E_x = \frac{\frac{Q}{L}}{4\pi\epsilon_{0}}\sum^{N}_{i = 1}\frac{x\Delta y}{(y_{i}^{2} + x^{2})^{3/2}}

= \frac{\frac{Q}{L}}{4\pi\epsilon_{0}}\int_{0}^{L}\frac{xdy}{(y^{2} + x^{2})^{3/2}}

= \frac{\frac{Q}{L}}{4\pi\epsilon_{0}}\frac{y}{x\sqrt{y^{2} + x^{2}}}\left|_{0}^{L}

= \frac{\frac{Q}{L}}{4\pi\epsilon_{0}}\left[\frac{L}{x\sqrt{L^{2} + x^{2}}} - \frac{0}{x\sqrt{0^{2} + x^{2}}}\right]

= \frac{1}{4\pi\epsilon_{0}}\frac{Q}{x\sqrt{L^{2} + x^{2}}}

 

[Doc Al]

Excellent!

 

[KillerZ]

Ok here is what I got for the y component, I am not sure if this one is right:

(E_i)_y = E_isin\theta_i = \frac{1}{4\pi\epsilon_{0}}\frac{\Delta Q}{r_{i}^{2}}sin\theta_i

r = \sqrt{y_{i}^{2} + x^{2}}

sin\theta_i = \frac{y_{i}}{\sqrt{y_{i}^{2} + x^{2}}}

(E_i)_y = \frac{1}{4\pi\epsilon_{0}}\frac{\Delta Q}{y_{i}^{2} + x^{2}}\frac{y_{i}}{\sqrt{y_{i}^{2} + x^{2}}}

= \frac{1}{4\pi\epsilon_{0}}\frac{y_{i}\Delta Q}{(y_{i}^{2} + x^{2})^{3/2}}

E_y = \sum^{N}_{i = 1}(E_i)_y = \frac{1}{4\pi\epsilon_{0}}\sum^{N}_{i = 1}\frac{y_{i}\Delta Q}{(y_{i}^{2} + x^{2})^{3/2}}

\Delta Q = \lambda\Delta y = (\frac{Q}{L})\Delta y

E_y = \frac{\frac{Q}{L}}{4\pi\epsilon_{0}}\sum^{N}_{i = 1}\frac{y_{i}\Delta y}{(y_{i}^{2} + x^{2})^{3/2}}

= \frac{\frac{Q}{L}}{4\pi\epsilon_{0}}\int_{0}^{L}\frac{ydy}{(y^{2} + x^{2})^{3/2}}

= \frac{\frac{Q}{L}}{4\pi\epsilon_{0}}\frac{y}{y\sqrt{y^{2} + x^{2}}}\left|_{0}^{L}

= \frac{\frac{Q}{L}}{4\pi\epsilon_{0}}\left[\frac{L}{L\sqrt{L^{2} + x^{2}}} - \frac{0}{0\sqrt{0^{2} + x^{2}}}\right]

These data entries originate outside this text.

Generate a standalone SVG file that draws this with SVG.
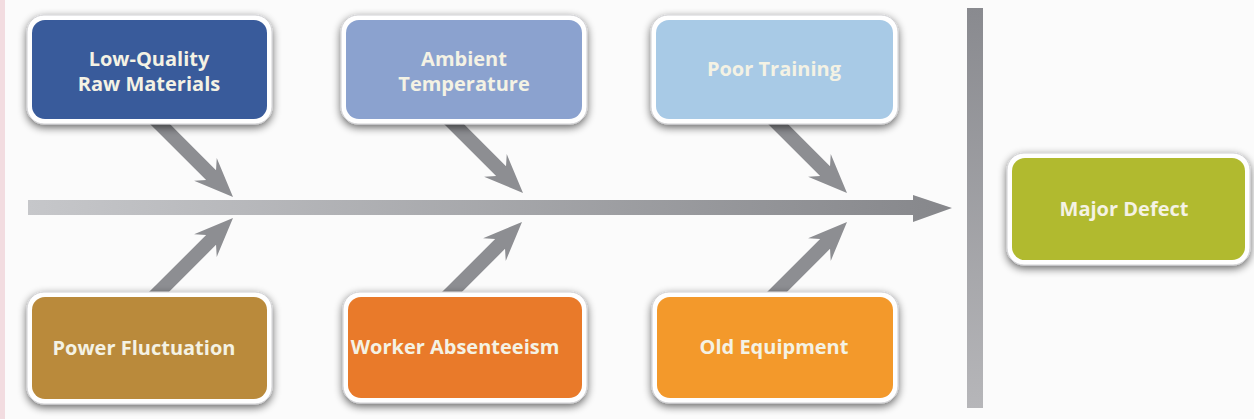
<svg xmlns="http://www.w3.org/2000/svg" width="1254" height="419" viewBox="0 0 1254 419">
  <style>
    .outer { fill: #ffffff; stroke: #d0d0d3; stroke-width: 1; filter: url(#shadow); }
    .lbl { font-family: "Open Sans", "Liberation Sans", sans-serif; font-weight: 700; font-size: 20px; fill: #f4f2e4; text-anchor: middle; }
    .branch { fill: #8d8e92; }
  </style>
  <defs>
    <filter id="shadow" x="-10%" y="-15%" width="120%" height="140%">
      <feGaussianBlur in="SourceAlpha" stdDeviation="4"/>
      <feOffset dx="0" dy="3" result="b"/>
      <feComponentTransfer><feFuncA type="linear" slope="0.6"/></feComponentTransfer>
      <feMerge><feMergeNode/><feMergeNode in="SourceGraphic"/></feMerge>
    </filter>
    <linearGradient id="spine" x1="0" y1="0" x2="1" y2="0">
      <stop offset="0" stop-color="#c6c7ca"/>
      <stop offset="1" stop-color="#86878b"/>
    </linearGradient>
    <linearGradient id="vbar" x1="0" y1="0" x2="0" y2="1">
      <stop offset="0" stop-color="#898a8f"/>
      <stop offset="1" stop-color="#b6b6b9"/>
    </linearGradient>
    <path id="arr" d="M0,0 L-39,-16 L-31,-7 L-115,-7 L-115,7 L-31,7 L-39,16 Z"/>
  </defs>

  <rect x="0" y="0" width="1254" height="419" fill="#fbfbfb"/>
  <rect x="0" y="0" width="5" height="419" fill="#f2dce0"/>

  <g id="connectors">
    <path d="M28,200 L913,200 L913,195 L952,208 L913,222 L913,215 L28,215 Z" fill="url(#spine)"/>
    <rect x="967" y="8" width="16" height="400" fill="url(#vbar)"/>
    <use href="#arr" class="branch" transform="translate(233,197) rotate(45)"/>
    <use href="#arr" class="branch" transform="translate(233,218) rotate(-45)"/>
    <use href="#arr" class="branch" transform="translate(523,193) rotate(45)"/>
    <use href="#arr" class="branch" transform="translate(522,222) rotate(-45)"/>
    <use href="#arr" class="branch" transform="translate(847,193) rotate(45)"/>
    <use href="#arr" class="branch" transform="translate(847,222) rotate(-45)"/>
  </g>

  <g id="node-raw-materials">
    <rect class="outer" x="27" y="15" width="245" height="109" rx="17"/>
    <rect x="32" y="20" width="235" height="99" rx="13" fill="#395b9b"/>
    <text class="lbl" x="149" y="66">Low-Quality</text>
    <text class="lbl" x="149" y="91">Raw Materials</text>
  </g>
  <g id="node-ambient-temperature">
    <rect class="outer" x="341" y="15" width="246" height="109" rx="17"/>
    <rect x="346" y="20" width="236" height="99" rx="13" fill="#8ba2cf"/>
    <text class="lbl" x="464" y="66">Ambient</text>
    <text class="lbl" x="464" y="91">Temperature</text>
  </g>
  <g id="node-poor-training">
    <rect class="outer" x="651" y="15" width="247" height="109" rx="17"/>
    <rect x="656" y="20" width="237" height="99" rx="13" fill="#a8cae6"/>
    <text class="lbl" x="774" y="76">Poor Training</text>
  </g>
  <g id="node-power-fluctuation">
    <rect class="outer" x="27" y="292" width="245" height="112" rx="17"/>
    <rect x="32" y="297" width="235" height="102" rx="13" fill="#ba8a3b"/>
    <text class="lbl" x="144" y="355">Power Fluctuation</text>
  </g>
  <g id="node-worker-absenteeism">
    <rect class="outer" x="343" y="292" width="244" height="111" rx="17"/>
    <rect x="348" y="297" width="234" height="101" rx="13" fill="#e97a2a"/>
    <text class="lbl" x="455" y="354">Worker Absenteeism</text>
  </g>
  <g id="node-old-equipment">
    <rect class="outer" x="652" y="292" width="246" height="111" rx="17"/>
    <rect x="657" y="297" width="236" height="101" rx="13" fill="#f3992b"/>
    <text class="lbl" x="774" y="354">Old Equipment</text>
  </g>
  <g id="node-major-defect">
    <rect class="outer" x="1007" y="153" width="243" height="112" rx="17"/>
    <rect x="1012" y="158" width="233" height="102" rx="13" fill="#b1ba2f"/>
    <text class="lbl" x="1124" y="216">Major Defect</text>
  </g>
</svg>
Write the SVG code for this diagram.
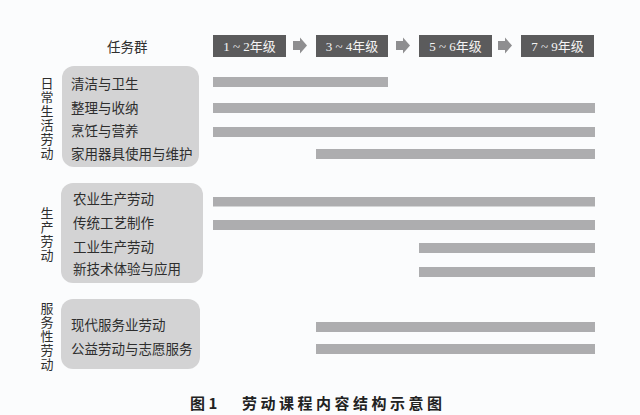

= \frac{1}{4\pi\epsilon_{0}}\frac{Q}{L\sqrt{L^{2} + x^{2}}}

 

[Doc Al]

= \frac{\frac{Q}{L}}{4\pi\epsilon_{0}}\int_{0}^{L}\frac{ydy}{(y^{2} + x^{2})^{3/2}}

Good.

= \frac{\frac{Q}{L}}{4\pi\epsilon_{0}}\frac{y}{y\sqrt{y^{2} + x^{2}}}\left|_{0}^{L}

Cancel those y's. (And be careful with the sign of the integral.)

 

[KillerZ]

Ok, I made the changes:

= -\frac{\frac{Q}{L}}{4\pi\epsilon_{0}}\frac{1}{\sqrt{y^{2} + x^{2}}}\left|_{0}^{L}

= -\frac{\frac{Q}{L}}{4\pi\epsilon_{0}}\left[\frac{1}{\sqrt{L^{2} + x^{2}}} - \frac{1}{\sqrt{0^{2} + x^{2}}}\right]

= -\frac{\frac{Q}{L}}{4\pi\epsilon_{0}}\left[\frac{1}{\sqrt{L^{2} + x^{2}}} - \frac{1}{\sqrt{x^{2}}}\right]

 

[Doc Al]

That looks good. Move that outside minus sign inside. (Switch the order of subtraction in the brackets.)